Confessions of an English Opium-Eater by Thomas de Quincey is an admission to his contrasting experience with opium. His intention is a warning on the dangers of opium, however, the narrator’s description of his experience uses contrasting diction.
“Opium! dread agent of unimaginable pleasure and pain! I had heard of it as I had of manna or of ambrosia, but no further. How unmeaning a sound was it at that time: what solemn chords does it now strike upon my heart! what heart-quaking vibrations of sad and happy remembrances!”

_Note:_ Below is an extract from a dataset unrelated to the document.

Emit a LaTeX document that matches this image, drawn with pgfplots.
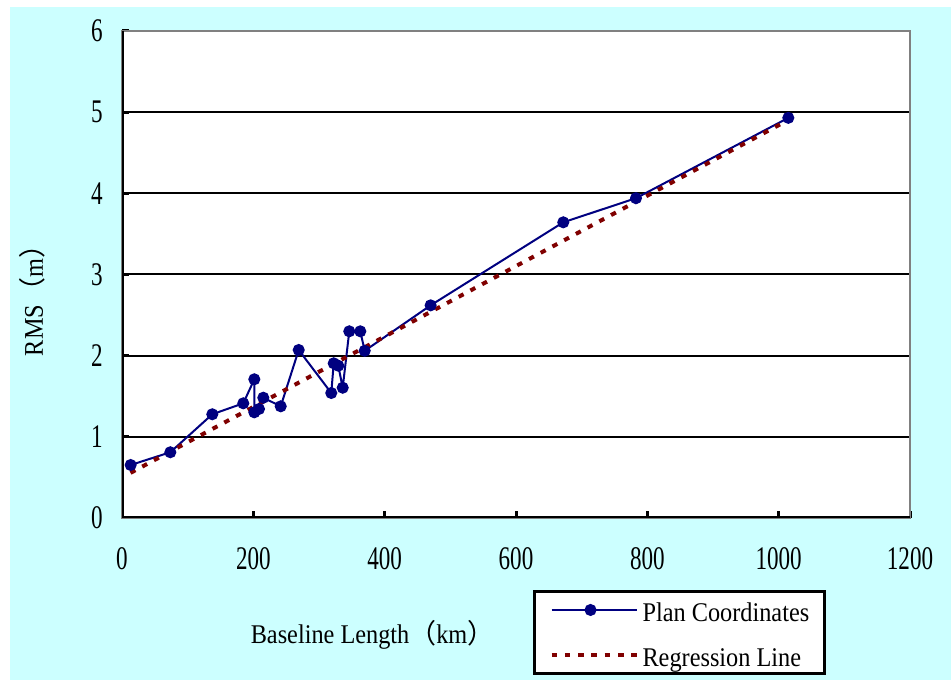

He states that it is an agent of dread that causes pleasure and pain, and continues to compare it to edible substances made by God or for Gods – manna or ambrosia, which communicates a contrast that is positive and negative. Furthermore, he recounts his experience as solemn and sad, yet happy – illuminating the complex relationship the narrator has with opium. Moreover, the prostitute – Ann, is described using contrasts because she is compared to opium, “standing in equal relation to high and low, to educated and uneducated, to the guilty and the innocent. Being myself at that time of necessity a peripatetic, or a walker of the streets, I naturally fell in more frequently with those female peripatetics who are technically called street-walkers.” The use of the contrasts – high and low – frame the following sentence for the narrator to comprehend Ann as the contrary he is searching for; he is a “street-walker” of the opposite gender, who is educated and innocent. Furthermore, the narrator states that he is alive because of Ann, “ministering to my necessities when all the world had forsaken me, I owe it that I am at this time alive.” Ann is similar to opium because it, too, helped the narrator during a difficult period. The use of contraries illustrate how addiction happens because it is not a black and white experience, and thus the inconsistency in Quincey’s motivation and his positive experience with opium is reconciled.